● Problem details
Return all lines with the word "this" in them.
*** Data excerpts ***
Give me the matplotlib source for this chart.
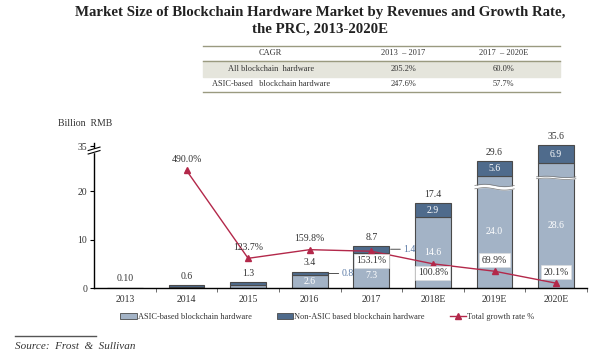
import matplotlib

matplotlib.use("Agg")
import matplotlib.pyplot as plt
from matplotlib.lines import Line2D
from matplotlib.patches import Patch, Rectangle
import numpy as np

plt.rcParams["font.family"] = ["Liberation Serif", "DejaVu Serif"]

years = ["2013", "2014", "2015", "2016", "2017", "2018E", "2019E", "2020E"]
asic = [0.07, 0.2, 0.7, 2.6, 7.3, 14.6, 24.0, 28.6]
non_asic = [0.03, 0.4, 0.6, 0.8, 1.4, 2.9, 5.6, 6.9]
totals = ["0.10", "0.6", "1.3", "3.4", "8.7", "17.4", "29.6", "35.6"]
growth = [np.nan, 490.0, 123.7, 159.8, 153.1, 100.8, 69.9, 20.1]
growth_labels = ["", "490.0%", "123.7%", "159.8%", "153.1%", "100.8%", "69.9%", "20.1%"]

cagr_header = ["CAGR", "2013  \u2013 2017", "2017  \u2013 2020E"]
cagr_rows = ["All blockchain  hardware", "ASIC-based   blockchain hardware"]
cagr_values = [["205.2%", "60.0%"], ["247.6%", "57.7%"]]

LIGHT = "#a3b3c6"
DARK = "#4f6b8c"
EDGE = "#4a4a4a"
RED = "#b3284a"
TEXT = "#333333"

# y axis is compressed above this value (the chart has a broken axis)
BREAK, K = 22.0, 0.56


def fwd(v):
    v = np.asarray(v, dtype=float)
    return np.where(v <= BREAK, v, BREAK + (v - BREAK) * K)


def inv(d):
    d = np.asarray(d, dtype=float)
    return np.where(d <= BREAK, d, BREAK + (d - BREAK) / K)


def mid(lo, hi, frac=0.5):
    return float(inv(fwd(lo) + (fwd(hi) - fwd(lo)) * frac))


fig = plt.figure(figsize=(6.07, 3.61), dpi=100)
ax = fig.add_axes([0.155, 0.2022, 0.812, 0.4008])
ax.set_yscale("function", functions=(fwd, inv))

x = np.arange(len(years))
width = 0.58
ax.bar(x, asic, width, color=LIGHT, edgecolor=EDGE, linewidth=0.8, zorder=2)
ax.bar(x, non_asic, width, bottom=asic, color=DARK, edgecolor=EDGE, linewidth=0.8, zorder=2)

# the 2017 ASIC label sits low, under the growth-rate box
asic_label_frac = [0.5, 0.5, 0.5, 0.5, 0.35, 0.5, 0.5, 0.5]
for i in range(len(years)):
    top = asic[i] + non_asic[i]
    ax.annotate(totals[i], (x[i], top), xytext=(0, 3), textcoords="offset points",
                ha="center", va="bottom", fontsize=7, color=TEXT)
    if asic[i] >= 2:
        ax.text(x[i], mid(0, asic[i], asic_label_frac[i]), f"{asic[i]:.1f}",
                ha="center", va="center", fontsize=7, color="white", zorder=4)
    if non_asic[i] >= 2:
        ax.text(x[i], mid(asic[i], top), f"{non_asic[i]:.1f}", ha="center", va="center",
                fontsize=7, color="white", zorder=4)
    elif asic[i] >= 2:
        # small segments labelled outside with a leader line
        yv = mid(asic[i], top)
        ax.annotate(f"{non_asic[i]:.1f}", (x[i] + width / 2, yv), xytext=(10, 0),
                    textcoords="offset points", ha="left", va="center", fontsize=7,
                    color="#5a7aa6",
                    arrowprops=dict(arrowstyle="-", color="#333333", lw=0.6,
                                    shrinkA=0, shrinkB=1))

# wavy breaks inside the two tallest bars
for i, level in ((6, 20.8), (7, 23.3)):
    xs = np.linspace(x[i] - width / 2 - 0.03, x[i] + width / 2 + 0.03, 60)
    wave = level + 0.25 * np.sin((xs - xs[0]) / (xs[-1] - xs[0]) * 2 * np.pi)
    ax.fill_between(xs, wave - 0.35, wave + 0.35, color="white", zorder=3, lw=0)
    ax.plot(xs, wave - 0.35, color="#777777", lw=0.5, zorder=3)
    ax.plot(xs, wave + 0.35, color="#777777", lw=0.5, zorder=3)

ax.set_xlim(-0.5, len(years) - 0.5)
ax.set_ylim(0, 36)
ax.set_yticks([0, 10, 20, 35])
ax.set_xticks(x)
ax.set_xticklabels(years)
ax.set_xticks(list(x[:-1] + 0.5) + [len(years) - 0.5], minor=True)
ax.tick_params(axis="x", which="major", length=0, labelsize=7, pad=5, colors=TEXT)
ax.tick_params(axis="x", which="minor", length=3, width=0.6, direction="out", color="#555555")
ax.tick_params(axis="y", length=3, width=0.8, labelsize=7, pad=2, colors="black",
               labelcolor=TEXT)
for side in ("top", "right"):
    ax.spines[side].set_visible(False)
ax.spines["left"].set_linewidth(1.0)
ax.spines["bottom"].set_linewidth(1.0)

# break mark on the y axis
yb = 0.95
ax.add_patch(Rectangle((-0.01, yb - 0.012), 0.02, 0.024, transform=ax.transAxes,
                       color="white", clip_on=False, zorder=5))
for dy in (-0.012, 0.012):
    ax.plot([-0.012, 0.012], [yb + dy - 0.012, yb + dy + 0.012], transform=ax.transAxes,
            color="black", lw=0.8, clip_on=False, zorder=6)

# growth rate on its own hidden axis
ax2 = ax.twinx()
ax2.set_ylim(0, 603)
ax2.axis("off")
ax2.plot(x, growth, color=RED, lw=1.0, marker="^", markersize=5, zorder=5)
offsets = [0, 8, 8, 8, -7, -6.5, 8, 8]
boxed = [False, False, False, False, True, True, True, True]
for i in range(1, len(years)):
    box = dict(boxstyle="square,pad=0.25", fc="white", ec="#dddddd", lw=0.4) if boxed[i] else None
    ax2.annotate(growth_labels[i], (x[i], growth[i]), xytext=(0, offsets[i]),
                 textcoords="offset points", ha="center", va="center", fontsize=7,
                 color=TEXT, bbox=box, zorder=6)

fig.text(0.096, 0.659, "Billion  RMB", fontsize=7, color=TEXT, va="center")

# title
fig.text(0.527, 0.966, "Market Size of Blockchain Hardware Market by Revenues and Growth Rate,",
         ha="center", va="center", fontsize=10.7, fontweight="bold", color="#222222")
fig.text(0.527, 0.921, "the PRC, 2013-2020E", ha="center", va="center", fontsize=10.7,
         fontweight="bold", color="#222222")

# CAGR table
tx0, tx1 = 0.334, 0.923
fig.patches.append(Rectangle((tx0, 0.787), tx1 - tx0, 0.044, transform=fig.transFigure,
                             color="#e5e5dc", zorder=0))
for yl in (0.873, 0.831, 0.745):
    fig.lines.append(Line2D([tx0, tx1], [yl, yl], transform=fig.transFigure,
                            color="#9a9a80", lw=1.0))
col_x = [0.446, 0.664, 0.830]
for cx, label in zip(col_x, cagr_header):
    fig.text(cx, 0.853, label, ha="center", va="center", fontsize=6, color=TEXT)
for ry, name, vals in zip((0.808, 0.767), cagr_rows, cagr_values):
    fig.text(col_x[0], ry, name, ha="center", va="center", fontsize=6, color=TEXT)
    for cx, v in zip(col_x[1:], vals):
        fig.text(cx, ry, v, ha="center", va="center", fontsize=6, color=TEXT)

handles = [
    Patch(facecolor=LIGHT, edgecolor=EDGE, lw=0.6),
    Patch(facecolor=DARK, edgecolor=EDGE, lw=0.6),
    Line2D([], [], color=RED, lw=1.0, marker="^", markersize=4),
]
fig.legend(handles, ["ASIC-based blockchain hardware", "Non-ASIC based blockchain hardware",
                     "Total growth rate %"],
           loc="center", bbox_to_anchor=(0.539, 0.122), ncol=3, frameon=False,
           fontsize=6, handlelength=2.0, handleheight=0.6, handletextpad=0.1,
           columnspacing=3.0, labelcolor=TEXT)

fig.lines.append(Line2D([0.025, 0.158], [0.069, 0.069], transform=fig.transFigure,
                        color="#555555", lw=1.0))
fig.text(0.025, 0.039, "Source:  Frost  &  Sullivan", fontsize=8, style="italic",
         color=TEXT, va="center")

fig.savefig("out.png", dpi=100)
***
*** Data excerpts ***
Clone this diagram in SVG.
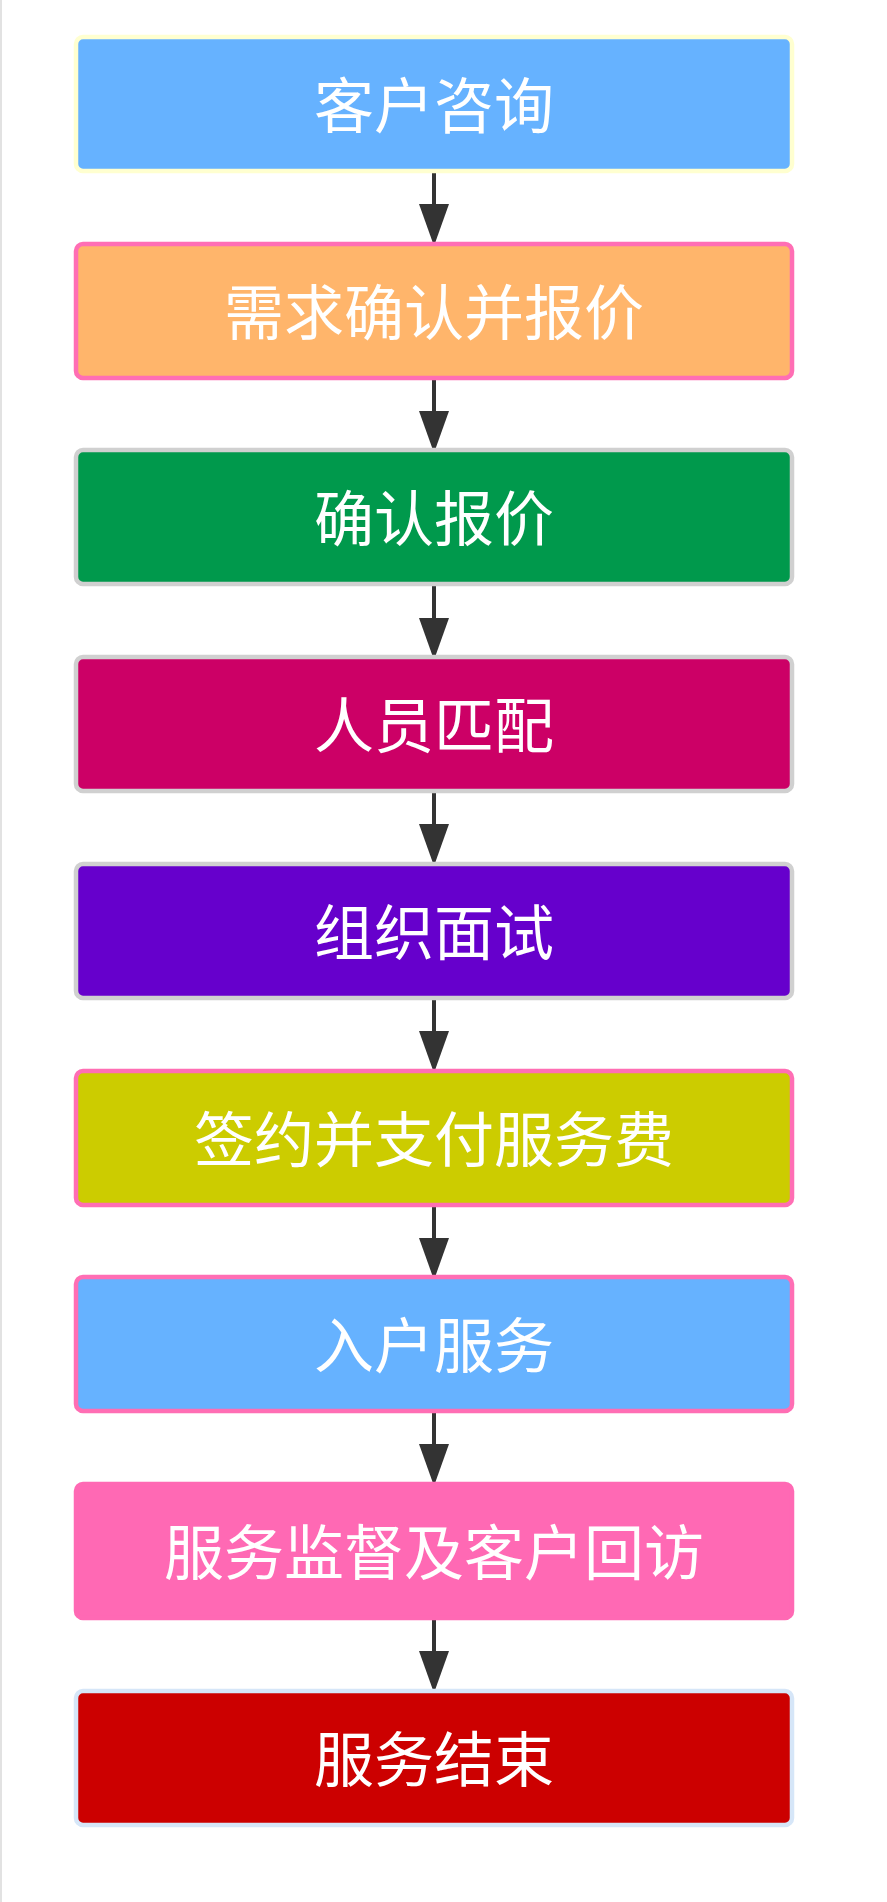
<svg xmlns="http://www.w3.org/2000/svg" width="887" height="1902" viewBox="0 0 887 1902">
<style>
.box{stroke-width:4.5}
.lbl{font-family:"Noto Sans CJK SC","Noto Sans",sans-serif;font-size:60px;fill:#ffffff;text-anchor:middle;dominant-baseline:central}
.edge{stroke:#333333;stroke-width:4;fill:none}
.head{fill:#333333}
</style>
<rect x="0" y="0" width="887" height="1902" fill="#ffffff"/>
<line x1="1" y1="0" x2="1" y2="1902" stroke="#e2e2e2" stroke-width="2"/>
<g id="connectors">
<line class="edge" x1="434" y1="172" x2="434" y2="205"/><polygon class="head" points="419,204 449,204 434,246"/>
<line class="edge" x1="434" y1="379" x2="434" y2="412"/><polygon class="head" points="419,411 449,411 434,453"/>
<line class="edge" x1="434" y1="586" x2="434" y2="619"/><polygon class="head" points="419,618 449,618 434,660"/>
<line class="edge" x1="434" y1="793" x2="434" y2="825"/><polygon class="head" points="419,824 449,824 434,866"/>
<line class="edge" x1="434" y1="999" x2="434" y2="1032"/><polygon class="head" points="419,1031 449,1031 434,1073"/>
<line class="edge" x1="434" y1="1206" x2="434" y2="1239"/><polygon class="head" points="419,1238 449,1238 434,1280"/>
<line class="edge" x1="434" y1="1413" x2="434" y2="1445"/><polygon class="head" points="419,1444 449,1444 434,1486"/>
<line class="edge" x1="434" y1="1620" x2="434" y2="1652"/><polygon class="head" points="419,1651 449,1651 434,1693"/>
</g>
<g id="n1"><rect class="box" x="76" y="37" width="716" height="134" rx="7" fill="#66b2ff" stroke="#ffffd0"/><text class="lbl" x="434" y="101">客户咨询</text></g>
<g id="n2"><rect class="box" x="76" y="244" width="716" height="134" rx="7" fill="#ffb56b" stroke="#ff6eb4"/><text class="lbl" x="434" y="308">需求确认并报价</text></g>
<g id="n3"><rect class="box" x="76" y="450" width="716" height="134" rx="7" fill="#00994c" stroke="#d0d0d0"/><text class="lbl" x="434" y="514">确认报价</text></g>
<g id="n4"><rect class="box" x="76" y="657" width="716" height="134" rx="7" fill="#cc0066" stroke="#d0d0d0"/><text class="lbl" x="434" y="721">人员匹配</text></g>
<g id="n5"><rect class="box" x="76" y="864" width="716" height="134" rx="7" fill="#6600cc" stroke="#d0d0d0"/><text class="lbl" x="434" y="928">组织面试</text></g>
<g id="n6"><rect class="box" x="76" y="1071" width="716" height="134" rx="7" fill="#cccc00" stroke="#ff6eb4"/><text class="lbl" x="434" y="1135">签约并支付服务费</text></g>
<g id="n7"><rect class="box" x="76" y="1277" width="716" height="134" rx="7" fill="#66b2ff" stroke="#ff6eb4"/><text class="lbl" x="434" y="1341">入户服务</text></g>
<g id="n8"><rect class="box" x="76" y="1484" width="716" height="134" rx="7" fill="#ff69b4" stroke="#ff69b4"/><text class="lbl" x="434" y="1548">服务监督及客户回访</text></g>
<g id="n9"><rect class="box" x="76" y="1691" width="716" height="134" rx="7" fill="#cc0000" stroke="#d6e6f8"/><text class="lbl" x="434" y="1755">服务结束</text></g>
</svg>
***
*** Data excerpts ***
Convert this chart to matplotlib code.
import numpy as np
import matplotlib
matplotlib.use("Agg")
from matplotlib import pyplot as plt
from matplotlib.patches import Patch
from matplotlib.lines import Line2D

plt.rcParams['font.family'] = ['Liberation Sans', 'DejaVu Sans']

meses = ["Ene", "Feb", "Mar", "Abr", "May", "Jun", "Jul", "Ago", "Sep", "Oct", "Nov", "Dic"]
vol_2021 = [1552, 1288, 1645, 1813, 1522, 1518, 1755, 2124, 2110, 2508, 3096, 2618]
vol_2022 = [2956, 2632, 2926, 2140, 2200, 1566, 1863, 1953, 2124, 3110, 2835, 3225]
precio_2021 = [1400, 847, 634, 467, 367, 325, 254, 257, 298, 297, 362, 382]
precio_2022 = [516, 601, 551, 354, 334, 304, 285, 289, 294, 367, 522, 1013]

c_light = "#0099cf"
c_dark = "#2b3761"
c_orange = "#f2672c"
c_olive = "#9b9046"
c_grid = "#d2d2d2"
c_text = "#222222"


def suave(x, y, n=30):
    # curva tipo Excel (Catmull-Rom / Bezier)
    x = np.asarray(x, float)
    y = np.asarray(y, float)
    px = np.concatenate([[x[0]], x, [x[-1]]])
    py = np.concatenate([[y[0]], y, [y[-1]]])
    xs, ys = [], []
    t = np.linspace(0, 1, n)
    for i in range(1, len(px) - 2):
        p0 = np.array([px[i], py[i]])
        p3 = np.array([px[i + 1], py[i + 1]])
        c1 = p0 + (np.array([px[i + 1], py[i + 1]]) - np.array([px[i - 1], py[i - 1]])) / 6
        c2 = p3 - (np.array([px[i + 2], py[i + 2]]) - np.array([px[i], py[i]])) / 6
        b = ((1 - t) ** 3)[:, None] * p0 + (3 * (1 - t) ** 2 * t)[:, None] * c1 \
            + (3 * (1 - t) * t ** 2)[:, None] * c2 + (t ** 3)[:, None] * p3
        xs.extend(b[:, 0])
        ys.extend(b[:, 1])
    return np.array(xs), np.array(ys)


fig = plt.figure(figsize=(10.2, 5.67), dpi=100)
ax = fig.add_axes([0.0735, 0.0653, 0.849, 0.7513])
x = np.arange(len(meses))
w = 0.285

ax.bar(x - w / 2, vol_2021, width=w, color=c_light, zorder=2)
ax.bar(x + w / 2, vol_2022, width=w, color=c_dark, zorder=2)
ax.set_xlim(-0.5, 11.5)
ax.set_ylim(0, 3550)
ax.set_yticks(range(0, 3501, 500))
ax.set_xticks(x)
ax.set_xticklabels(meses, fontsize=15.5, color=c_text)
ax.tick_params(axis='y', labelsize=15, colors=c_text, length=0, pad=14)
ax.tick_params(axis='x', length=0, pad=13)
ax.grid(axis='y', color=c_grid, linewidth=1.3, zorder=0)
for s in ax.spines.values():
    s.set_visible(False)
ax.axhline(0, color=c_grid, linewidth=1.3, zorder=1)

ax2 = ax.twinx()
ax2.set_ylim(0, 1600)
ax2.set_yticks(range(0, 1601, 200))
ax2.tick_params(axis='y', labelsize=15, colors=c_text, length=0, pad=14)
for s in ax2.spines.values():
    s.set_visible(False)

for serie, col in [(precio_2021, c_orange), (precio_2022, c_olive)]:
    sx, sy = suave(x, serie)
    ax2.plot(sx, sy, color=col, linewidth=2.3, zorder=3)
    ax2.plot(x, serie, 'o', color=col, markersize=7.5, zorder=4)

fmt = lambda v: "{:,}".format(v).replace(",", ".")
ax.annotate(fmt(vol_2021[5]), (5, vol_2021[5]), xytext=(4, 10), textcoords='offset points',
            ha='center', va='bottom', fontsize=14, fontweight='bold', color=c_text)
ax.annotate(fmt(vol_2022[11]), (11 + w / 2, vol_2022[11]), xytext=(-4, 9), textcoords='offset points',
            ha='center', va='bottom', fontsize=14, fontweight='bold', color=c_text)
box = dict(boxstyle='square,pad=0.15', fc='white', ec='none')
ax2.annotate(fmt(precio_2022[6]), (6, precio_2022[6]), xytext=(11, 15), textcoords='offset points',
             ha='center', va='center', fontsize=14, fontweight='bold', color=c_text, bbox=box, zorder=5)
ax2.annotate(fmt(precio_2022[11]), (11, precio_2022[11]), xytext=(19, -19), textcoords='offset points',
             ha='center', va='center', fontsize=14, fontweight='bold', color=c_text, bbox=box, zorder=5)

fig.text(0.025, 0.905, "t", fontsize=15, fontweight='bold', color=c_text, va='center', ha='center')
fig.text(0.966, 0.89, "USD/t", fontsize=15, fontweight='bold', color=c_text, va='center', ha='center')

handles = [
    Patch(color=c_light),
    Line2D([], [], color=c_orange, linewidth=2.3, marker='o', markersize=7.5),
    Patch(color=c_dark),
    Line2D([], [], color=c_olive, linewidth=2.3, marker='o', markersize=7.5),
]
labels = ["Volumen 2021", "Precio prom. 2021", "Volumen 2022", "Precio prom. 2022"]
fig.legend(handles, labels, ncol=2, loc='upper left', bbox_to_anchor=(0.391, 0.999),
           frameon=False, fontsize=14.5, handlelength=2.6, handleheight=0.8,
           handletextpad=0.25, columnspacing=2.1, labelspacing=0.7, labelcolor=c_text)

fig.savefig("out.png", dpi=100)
***
● Finished exercise
Give me the matplotlib source for this chart.
# y axis is compressed above this value (the chart has a broken axis)
Clone this diagram in SVG.
Convert this chart to matplotlib code.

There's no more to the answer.